Экспансия процессуального искусства за пределы выставочных площадок стала опытом нарушения привычного сценария взаимодействия с искусством, предполагающего визит в галерею/музей/мастерскую художника – пространство, которое зритель атрибутирует как специфическую сферу существования искусства. Ирвин Гофман, исследуя формы и способы межличностного взаимодействия, приходит к выводу, что даже самые незначительные действия индивида структурированы социально и окружены ритуалом. Согласно его концепции, наша жизнь – это постоянное представление, разыгрывая которое мы пользуемся различными техниками и стратегиями общения. Неотъемлемую часть ритуала представляет собой пространство, в котором происходит взаимодействие, - так, социальные учреждения и институты предполагают особое распределение ролей между участниками процесса. Любое, даже самое поверхностное, знание о специфике социального института позволяет потенциальному участнику еще до начала взаимодействия представить, в каком статусе он выступит в процессе общения.

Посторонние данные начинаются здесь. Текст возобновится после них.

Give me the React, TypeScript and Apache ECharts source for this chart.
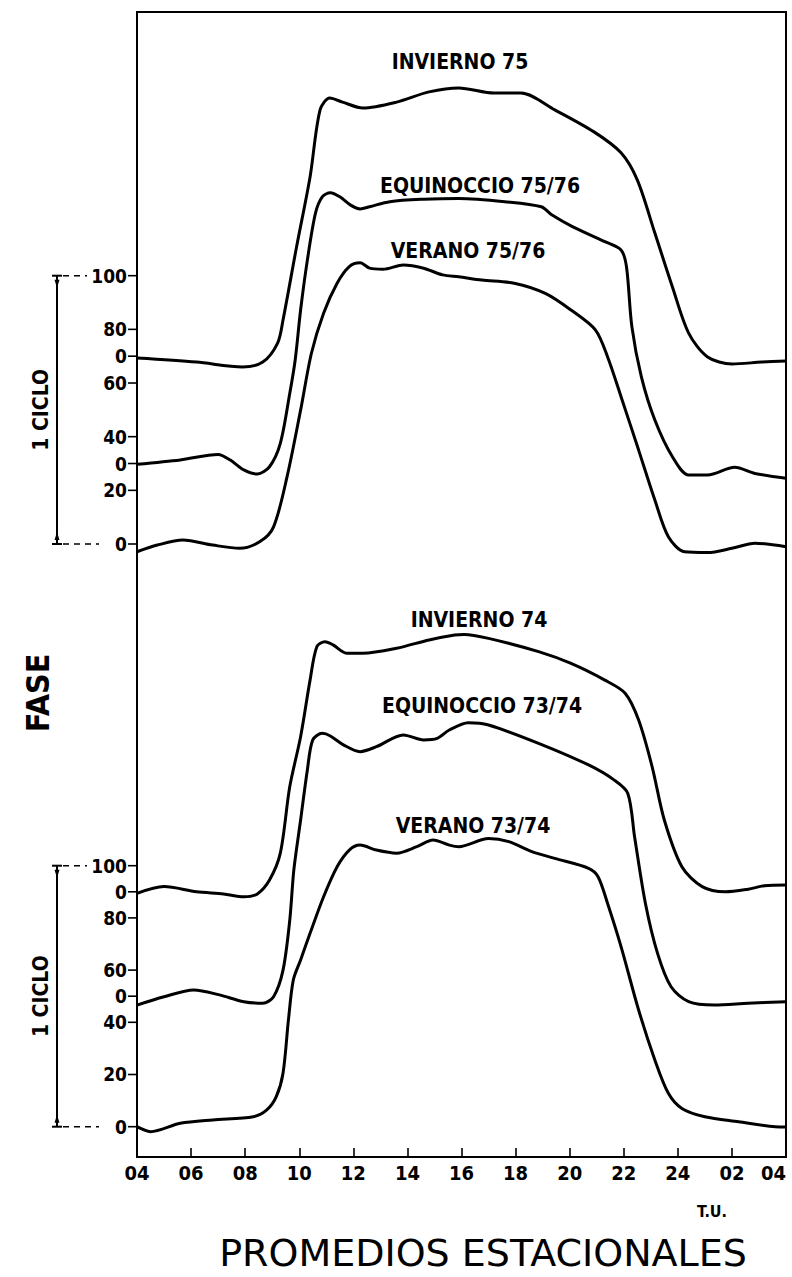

Так, посетитель галереи, выставочного центра или музея обладает некоторым фоновым знанием - по меньшей мере, о том, что такой визит предполагает взаимодействие с искусством в роли зрителя. Ожидания публики в отношении посещения выставки становятся результатом обобщения предшествующего опыта взаимодействия с искусством в рамках специализированных учреждений, то есть усвоения соответствующей системы фреймов.

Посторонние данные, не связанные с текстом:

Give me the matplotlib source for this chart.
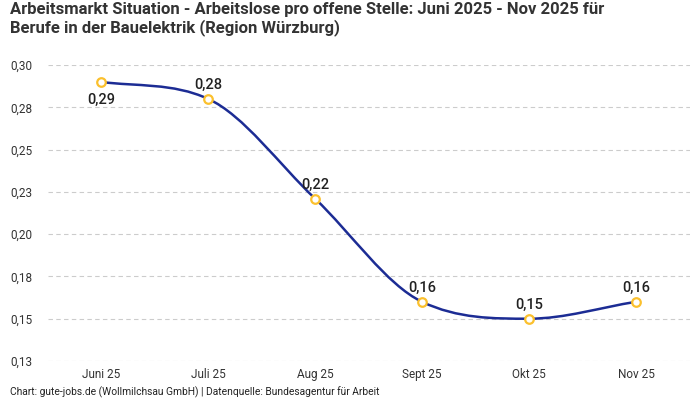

Ситуацию, в которой индивид становится невольным зрителем или участником перформанса вне галереи, например, на улице, по дороге на работу, можно рассматривать как ситуацию провокации. В результате появления нестандартного сценария внутри социального пространства, призванного выполнять функцию площадки для совершенно других форм жизнедеятельности (прогулки, ожидания автобуса, случайных встреч и коротких бесед со знакомыми), невольный зритель может испытать состояние шока. Художник сознательно смещает границы фрейма «зритель-сцена», провоцируя своим поведением полную вовлеченность наблюдателя в процесс взаимодействия. Ниже мы подробнее рассмотрим феномен преодоления стратегии «зритель-сцена», сейчас, в контексте разговора об освоении искусством территории повседневного взаимодействия, лишь подчеркнем, что контекст передачи сообщения, каковым выступает пространство социальной реальности, усиливает преобразование его значения. Согласно теории Гофмана, пространство играет особую роль в формировании специфического «контура вовлеченности» индивида. В связи с этим выбор открытых публичных площадок для проведения хэппенингов и перформансов, способствовал эффективной реализации основного метода процессуального искусства 60-70-х – провокации. Примером подобного перформанса может послужить работа VALIE EXPORT. Ее искусство и формы его демонстрации воспринимались в послевоенной Австрии как дерзкий и даже истерический вызов общественной морали. Так, в одном из перформансов конца 60-х художница представила новое прочтение христианского сюжета об Иисусе Христе и Фоме, предлагая прохожим на улицах Вены запустить руки по локоть в картонный ящик, который был закреплен у нее на шее и скрывал обнаженное по пояс тело.
В странах Восточной Европы с 60х – 80х годах перформансы в общественных пространтсвах можно тоже рассматривать как поиск свободы, но всвязи с политическим контекстом. Эфемерность перформансов и растворение в пространтсве повседневности была скорее вынужденная мера.

Стано Филко и Алекс Млынарсик (Stano Filko, Alex Mlynarcik) сделали перформансHappsoc в промежуток с 1 по 9 мая 1965 художники объявили город Братислава своим произведением искусства и фотографии обозначили временные рамки перформанса. Также они написали манифест и приложили перечень всего того, что можно найти в городе Братислава и что тоже входит в их тотальное произведение (количество домов, скамеек, фонарей и т.д.)
Иржи Кованда (Jiří Kovanda) делал едва заметные перформансы заключавшиеся в едва заметном вмешательстве и взаимодействии с окружающими людьми в общественном пространстве Праги в середине 1970-х годов. К примеру он делает абсурдную позу посреди улицы, которая нарушает условности и этот жест, как возможность выйти из регламентированной нормы.
Художник Ян Будай (Ján Budaj) работал в группе “Временное общество интенсивного опыта”. Как представители неофициального искусства они не могли выставляться в официальных галереях.
В акции Обед 1 (Lunch 1) они разместили кухонный стол и стулья на площади и отобедали на глазах у всех прохожих, год спустя они повторили акцию в спальном районе и добавили микрофоны и усилители и все прохожие могли слышать их разговоры через мегафон. То есть этим ироническим жестом они переварачивают понятие “кухонного разговора” и делают его публичным.
В другой акции они сделали плакат с надписью “Путешествия по воздуху самые дешевые”, что действительно было так, только границы были закрыты. В этой акции они обнажают запреты, которые сущестовали в политическом контексте Восточной Европы.
Фотографии документируют интеграции в общественное пространство, создавая рамку художественного жеста.
В акции “Неделя вымышленной культуры” художники разместили на улице плакаты событий, которые не могли быть в Чехословакии в силу существующих запретов (концерт группы Abba, афиши к выставке Магритта и Дали, постер к пьесе Ионеско, несуществующий фильм Бергмана “Боль”).
Венгерский художник Тибор Хаяш (Tibor Hajas) сделал перформанс в котором писал письмо другу в Париж на стенах домов, письмо было разбито на фрагменты на разных стенах. И в этой интервенции художник также поднимает вопрос существующих запретов.